** START OF Recorded data **

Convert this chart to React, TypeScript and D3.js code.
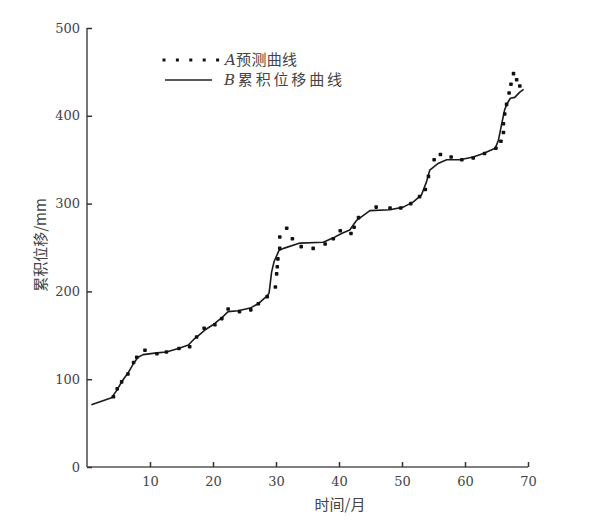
import React, { useEffect, useRef } from 'react';
import * as d3 from 'd3';

// B: cumulative displacement curve (month, mm)
const lineMonths = [0.7, 3.9, 4.7, 5.5, 6.5, 7.4, 8.1, 8.9, 11.1, 12.6, 14.5, 16.1, 16.9, 17.4, 18.7, 20.0, 21.4, 22.4, 24.0, 25.9, 27.2, 28.6, 28.9, 29.3, 29.7, 30.5, 31.2, 33.8, 37.5, 39.1, 40.4, 41.7, 42.8, 44.9, 48.1, 50.2, 51.8, 53.1, 53.9, 54.4, 55.8, 57.1, 59.2, 61.3, 62.9, 64.8, 65.3, 65.8, 66.3, 66.7, 67.2, 67.9, 68.7, 69.3];
const lineValues = [71, 79, 87, 97, 107, 118, 125, 128, 130, 131, 135, 139, 145, 148, 156, 162, 170, 177, 178, 181, 186, 195, 198, 222, 234, 247, 249, 255, 256, 261, 266, 270, 281, 292, 293, 296, 302, 310, 325, 338, 346, 350, 350, 353, 357, 363, 372, 390, 407, 414, 420, 421, 427, 430];

// A: predicted curve points (month, mm)
const dotMonths = [4.2, 4.8, 5.5, 6.5, 7.4, 7.9, 9.2, 11.1, 12.6, 14.6, 16.3, 17.4, 18.6, 20.3, 21.4, 22.4, 24.2, 26.0, 27.2, 28.6, 29.9, 30.1, 30.2, 30.3, 30.6, 30.6, 31.7, 32.6, 34.0, 35.9, 37.8, 39.1, 40.2, 41.9, 42.4, 43.1, 45.9, 48.1, 49.8, 51.4, 52.8, 53.7, 54.2, 55.1, 56.1, 57.8, 59.5, 61.3, 63.1, 64.9, 65.7, 66.1, 66.1, 66.3, 66.6, 67.0, 67.3, 67.7, 68.2, 68.7];
const dotValues = [80, 89, 97, 106, 119, 125, 133, 129, 131, 135, 137, 148, 158, 162, 169, 180, 177, 179, 186, 194, 205, 220, 228, 237, 249, 262, 272, 260, 251, 249, 254, 260, 269, 266, 273, 284, 296, 295, 295, 300, 308, 316, 331, 350, 356, 353, 350, 352, 357, 363, 371, 381, 391, 402, 413, 426, 436, 448, 441, 434];

const xTicks = [10, 20, 30, 40, 50, 60, 70];
const yTicks = [0, 100, 200, 300, 400, 500];

const App = () => {
    const ref = useRef<SVGSVGElement>(null);

    useEffect(() => {
        const svg = d3.select(ref.current);
        svg.selectAll('*').remove();

        const x = d3.scaleLinear().domain([0, 70]).range([87, 528]);
        const y = d3.scaleLinear().domain([0, 500]).range([467, 28]);
        const axisColor = '#555';
        const textColor = '#444';

        // x axis, ticks pointing inward
        const gx = svg.append('g').attr('transform', `translate(0,${y(0)})`)
            .call(d3.axisBottom(x).tickValues(xTicks).tickSizeInner(-5).tickSizeOuter(0).tickPadding(10));
        // y axis
        const gy = svg.append('g').attr('transform', `translate(${x(0)},0)`)
            .call(d3.axisLeft(y).tickValues(yTicks).tickSizeInner(-5).tickSizeOuter(0).tickPadding(7));

        [gx, gy].forEach(g => {
            g.select('.domain').attr('stroke', axisColor).attr('stroke-width', 1.6);
            g.selectAll('.tick line').attr('stroke', '#333').attr('stroke-width', 1.5);
            g.selectAll('.tick text')
                .attr('fill', textColor)
                .style('font-family', '"DejaVu Serif", serif')
                .style('font-size', '13px');
        });
        gy.select('.domain').attr('d', `M0,${y(500)}V${y(0)}`);
        gx.select('.domain').attr('d', `M${x(0)},0H${x(70)}`);

        // line B
        const pts = lineMonths.map((m, i) => [m, lineValues[i]] as [number, number]);
        const line = d3.line<[number, number]>()
            .x(d => x(d[0]))
            .y(d => y(d[1]));
        svg.append('path')
            .attr('d', line(pts))
            .attr('fill', 'none')
            .attr('stroke', '#1a1a1a')
            .attr('stroke-width', 1.6)
            .attr('stroke-linejoin', 'round');

        // dots A
        svg.append('g').selectAll('rect')
            .data(dotMonths.map((m, i) => [m, dotValues[i]]))
            .enter().append('rect')
            .attr('x', d => x(d[0]) - 1.8)
            .attr('y', d => y(d[1]) - 1.8)
            .attr('width', 3.6)
            .attr('height', 3.6)
            .attr('rx', 0.8)
            .attr('fill', '#111');

        // axis titles
        svg.append('text')
            .attr('x', 340).attr('y', 510)
            .attr('text-anchor', 'middle')
            .attr('fill', textColor)
            .style('font-family', '"Noto Sans CJK SC", sans-serif')
            .style('font-size', '15px')
            .text('时间/月');
        svg.append('text')
            .attr('transform', 'translate(46,245) rotate(-90)')
            .attr('text-anchor', 'middle')
            .attr('fill', textColor)
            .style('font-family', '"Noto Sans CJK SC", sans-serif')
            .style('font-size', '15px')
            .text('累积位移/mm');

        // legend
        const lg = svg.append('g');
        d3.range(5).forEach(i => {
            lg.append('rect')
                .attr('x', 164 + i * 13.4 - 1.5).attr('y', 60 - 1.5)
                .attr('width', 3).attr('height', 3).attr('fill', '#111');
        });
        lg.append('line')
            .attr('x1', 165).attr('x2', 212).attr('y1', 80).attr('y2', 80)
            .attr('stroke', '#222').attr('stroke-width', 1.3);
        const legendText = (ty: number, letter: string, label: string, len: number) => {
            const t = lg.append('text')
                .attr('x', ty === 60 ? 225 : 224).attr('y', ty + 5)
                .attr('fill', textColor)
                .style('font-family', '"Noto Sans CJK SC", sans-serif')
                .style('font-size', '15px')
                .attr('textLength', len)
                .attr('lengthAdjust', 'spacing');
            t.append('tspan')
                .style('font-family', '"DejaVu Serif", serif')
                .style('font-style', 'italic')
                .text(letter);
            t.append('tspan').text(label);
        };
        legendText(60, 'A', '预测曲线', 72);
        legendText(80, 'B', '累积位移曲线', 118);
    }, []);

    return (
        <svg ref={ref} width={592} height={523}
            style={{ position: 'absolute', left: 0, top: 0, background: '#fff' }} />
    );
};

export default App;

** END OF Recorded data **

» Goal:
Repeat the listing above exactly from its first line to the line containing "421, 427, 430];", both included, and omit the pictures.

» Final result:
Convert this chart to React, TypeScript and D3.js code.
import React, { useEffect, useRef } from 'react';
import * as d3 from 'd3';

// B: cumulative displacement curve (month, mm)
const lineMonths = [0.7, 3.9, 4.7, 5.5, 6.5, 7.4, 8.1, 8.9, 11.1, 12.6, 14.5, 16.1, 16.9, 17.4, 18.7, 20.0, 21.4, 22.4, 24.0, 25.9, 27.2, 28.6, 28.9, 29.3, 29.7, 30.5, 31.2, 33.8, 37.5, 39.1, 40.4, 41.7, 42.8, 44.9, 48.1, 50.2, 51.8, 53.1, 53.9, 54.4, 55.8, 57.1, 59.2, 61.3, 62.9, 64.8, 65.3, 65.8, 66.3, 66.7, 67.2, 67.9, 68.7, 69.3];
const lineValues = [71, 79, 87, 97, 107, 118, 125, 128, 130, 131, 135, 139, 145, 148, 156, 162, 170, 177, 178, 181, 186, 195, 198, 222, 234, 247, 249, 255, 256, 261, 266, 270, 281, 292, 293, 296, 302, 310, 325, 338, 346, 350, 350, 353, 357, 363, 372, 390, 407, 414, 420, 421, 427, 430];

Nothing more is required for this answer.